The Big Picture

Geostorm

Aside from the fact that there was no worse period for Dean Devlin’s disaster movie to come out in theatre (after already being delayed by a whole year), Geostorm seems to have a lot more working against its favor than just timing.

The film’s story is nothing we haven’t heard before. Jake Lawson (Gerard Butler) is an engineer who used to work for the US government to built a network of satellites designed to control the global climate, but has been fired because he’s kind of a hothead. When the weather-controlling system breaks down (which everyone should have seen coming) and millions of people die in atmospheric catastrophes, Lawson is the only person who can fix it. Promising his daughter he will come back from space after having saved the world, he then goes on a mission to prevent Earth destruction alongside his estranged brother Max (Jim Sturgess), who works for the president of a potentially ultra corrupted United States (Andy Garcia).

Déjà vu with a hint of stupidity

“Hackneyed dialogue,” “unbelievable actions” and “logic-deprived plotlines a-plenty” are at the center of Geostorm’s dysfunctional story. “Bad, but […] not a stinker for the ages,” the movie “essentially boils down to ‘Gerry Butler versus weather’.” 
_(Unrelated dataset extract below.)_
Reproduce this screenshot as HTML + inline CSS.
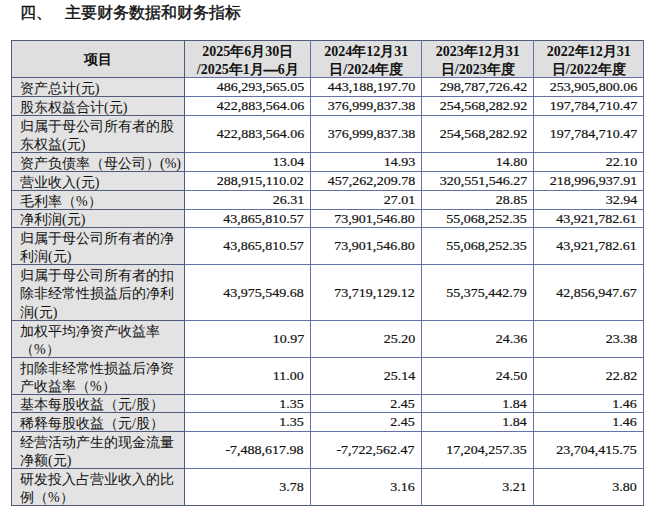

With a “discordant medley of mistakes,” Dean Devlin (behind the more successful action productions Independence Day and Godzilla) and Paul Guyot’s script feels like it sprung from an “uninspired” desire to copy (even one of the film’s posters is a bad replica of that of Inception), but obviously, “all of this has been done before and with less of the nonsensical verbosity that makes this film such a slog to watch.”

“Magnifying the glaring faults and excesses of the genre rather than enriching it with current world relevance,” Devlin and Guyot have taken “a passable action film and buried it under a tsunami of political muck,” making it “plodding and formulaic, joylessly ticking off boxes from the Disaster Movie Playbook.”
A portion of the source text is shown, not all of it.